Tülbent ve eşarpların kenarları iğne oyası ve boncuklarla süslenir. Sutaşı da süsleme amacıyla giysilerde yaygın şekilde kullanılırdı. Kadın giysilerinin kollarının bilek ve elbisenin eteğinin uç kısımlarında sutaşı süslemelere görülürdü.

İkizdere ve Hemşin’in köylerinde dokunan yün çoraplar desen ve süslemeleriyle dikkat çeker.

Kadın giyiminde genç kızlar ve yeni evli kadınlar açık renkli ve süslü giysileri daha fazla tercih ederler. Belli yaşın üzerindeki kadınların kıyafetleri nispeten daha az süs içerir, renk olarak da daha az dikkat çekecek koyu renkli giysileri tercih ederler.

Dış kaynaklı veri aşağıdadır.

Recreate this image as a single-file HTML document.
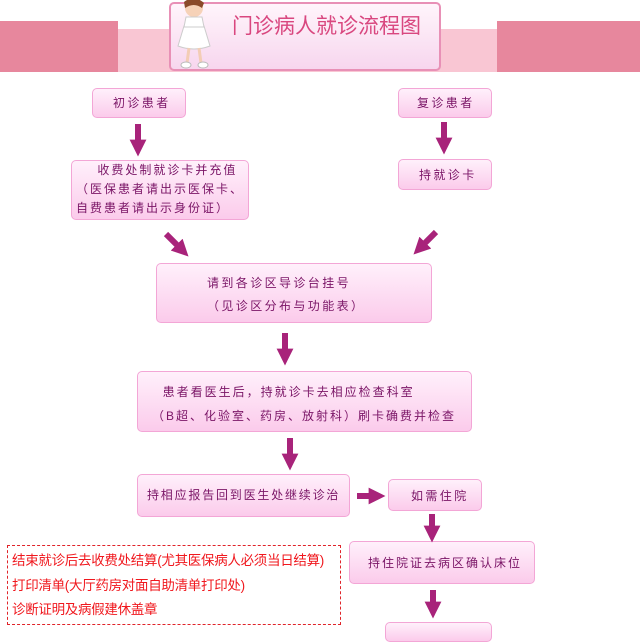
<!DOCTYPE html>
<html><head><meta charset="utf-8"><style>
body{margin:0;width:640px;height:625px;background:#fff;position:relative;overflow:hidden;font-family:"Liberation Sans","Noto Sans CJK SC",sans-serif}
.a{position:absolute}
.b{position:absolute;box-sizing:border-box;border:1px solid #f3a6d6;border-radius:5px;background:linear-gradient(#fff0fb,#fbcbeb);color:#7a1466;font-size:12px;letter-spacing:2.4px;line-height:20px;white-space:nowrap}
.r{color:#f0181e;font-size:13.5px;position:absolute;left:12px;white-space:nowrap;letter-spacing:-0.3px}
</style></head><body>
<div class="a" style="left:0;top:21px;width:118px;height:51px;background:#e7879d"></div>
<div class="a" style="left:118px;top:29px;width:380px;height:43px;background:#f9c6d3"></div>
<div class="a" style="left:497px;top:21px;width:143px;height:51px;background:#e7879d"></div>
<div class="a" style="left:169px;top:2px;width:272px;height:69px;box-sizing:border-box;border:2px solid #e890b6;border-radius:5px;background:linear-gradient(#fff5fb,#f7d6ee)"></div>
<div class="a" style="left:232px;top:10px;font-size:21px;color:#d9477f;letter-spacing:0px;white-space:nowrap">门诊病人就诊流程图</div>
<svg class="a" style="left:172px;top:0" width="55" height="72"><circle cx="22" cy="8" r="9" fill="#f6d2b8"/><path d="M12 2 Q22 -6 32 3 L30 8 Q22 2 13 8Z" fill="#8a4a2a"/><path d="M12 26 L32 26 L38 46 Q22 52 6 46Z" fill="#fff" stroke="#ccc"/><path d="M14 17 L30 17 L32 27 L12 27Z" fill="#fff" stroke="#ccc"/><line x1="17" y1="48" x2="15" y2="63" stroke="#f3cdb5" stroke-width="3"/><line x1="27" y1="48" x2="29" y2="63" stroke="#f3cdb5" stroke-width="3"/><ellipse cx="14" cy="65" rx="5" ry="3" fill="#fff" stroke="#bbb"/><ellipse cx="31" cy="65" rx="5" ry="3" fill="#fff" stroke="#bbb"/></svg>

<div class="b" style="left:92px;top:88px;width:94px;height:30px;padding:4px 0 0 20px">初诊患者</div>
<div class="b" style="left:398px;top:88px;width:94px;height:30px;padding:4px 0 0 18px">复诊患者</div>
<div class="b" style="left:71px;top:160px;width:178px;height:60px;padding:0 0 0 4px;line-height:19px;letter-spacing:2px">&nbsp;&nbsp;&nbsp;&nbsp;收费处制就诊卡并充值<br>（医保患者请出示医保卡、<br>自费患者请出示身份证）</div>
<div class="b" style="left:398px;top:159px;width:94px;height:31px;padding:5px 0 0 20px">持就诊卡</div>
<div class="b" style="left:156px;top:263px;width:276px;height:60px;padding:8px 0 0 50px;line-height:23px">请到各诊区导诊台挂号<br>（见诊区分布与功能表）</div>
<div class="b" style="left:137px;top:371px;width:335px;height:61px;padding:8px 0 0 14px;line-height:24px;letter-spacing:2px">&nbsp;&nbsp;患者看医生后，持就诊卡去相应检查科室<br>（B超、化验室、药房、放射科）刷卡确费并检查</div>
<div class="b" style="left:137px;top:474px;width:213px;height:43px;padding:10px 0 0 9px;letter-spacing:1.8px">持相应报告回到医生处继续诊治</div>
<div class="b" style="left:388px;top:479px;width:94px;height:32px;padding:6px 0 0 22px">如需住院</div>
<div class="b" style="left:349px;top:541px;width:186px;height:43px;padding:11px 0 0 18px;letter-spacing:2px">持住院证去病区确认床位</div>
<div class="b" style="left:385px;top:622px;width:107px;height:20px"></div>

<div class="a" style="left:7px;top:545px;width:334px;height:80px;box-sizing:border-box;border:1px dashed #e0242a"></div>
<div class="r" style="top:549px">结束就诊后去收费处结算(尤其医保病人必须当日结算)</div>
<div class="r" style="top:574px">打印清单(大厅药房对面自助清单打印处)</div>
<div class="r" style="top:598px">诊断证明及病假建休盖章</div>

<svg class="a" style="left:0;top:0" width="640" height="625">
<defs><marker id="m" viewBox="0 0 10 10" refX="2" refY="5" markerWidth="2.8" markerHeight="2.8" orient="auto"><path d="M0 0 L10 5 L0 10Z" fill="#a8237a"/></marker></defs>
<g stroke="#a8237a" stroke-width="6" marker-end="url(#m)">
<line x1="138" y1="124" x2="138" y2="143"/>
<line x1="444" y1="122" x2="444" y2="141"/>
<line x1="166" y1="234" x2="179" y2="247"/>
<line x1="436" y1="232" x2="423" y2="245"/>
<line x1="285" y1="333" x2="285" y2="352"/>
<line x1="290" y1="438" x2="290" y2="457"/>
<line x1="357" y1="496" x2="372" y2="496"/>
<line x1="432" y1="514" x2="432" y2="529"/>
<line x1="433" y1="590" x2="433" y2="605"/>
</g></svg>
</body></html>
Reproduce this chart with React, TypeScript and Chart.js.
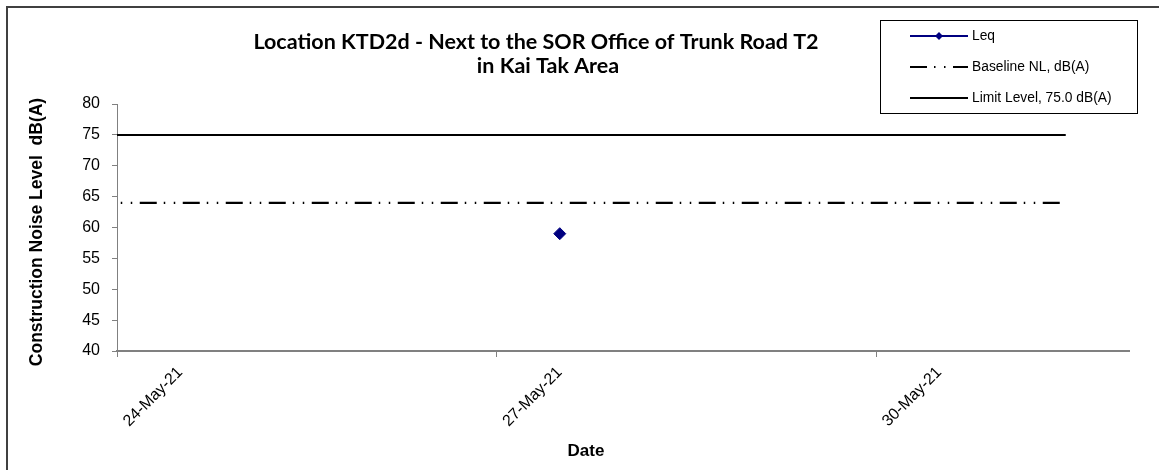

Kınayı da süslenme unsuru olarak kabul edebiliriz. Doğu Karadeniz’de kına sadece kına geceleriyle sınırlı değildir; Rize’de bayram arifelerinde yaşı ilerlemiş kadınlar bayrama elleri kınalı olarak girmek istediklerini ve ellerine avuç içlerini ve parmak uçlarını kınalı olacak şekilde kına yaktıklarını biliyoruz.

Eski köy düğünlerinde gelinlerin yanaklarına allık olarak kiremit tozu sürüldüğünü biliyoruz. Bunun dışında makyaj olarak kabul edilebilecek başka bir uygulama tespit edemedik.

Erkeklerin üzerinde aksesuar olarak bir zamanlar cepkenin üzerinde köstekli saat dikkat çekerdi. Bunun dışında kemere takılan kama veya çakı eski zaman erkeklerinin aksesuarlarıydılar. Muskalar erkeklerin kolye biçimine getirerek boyunlarına astıkları bir aksesuar türüydü. Günümüzde erkeklerde aksesuar olarak dikkat çeken, orta yaşlardaki erkeklerin ellerinden düşmeyen tespihlerdir.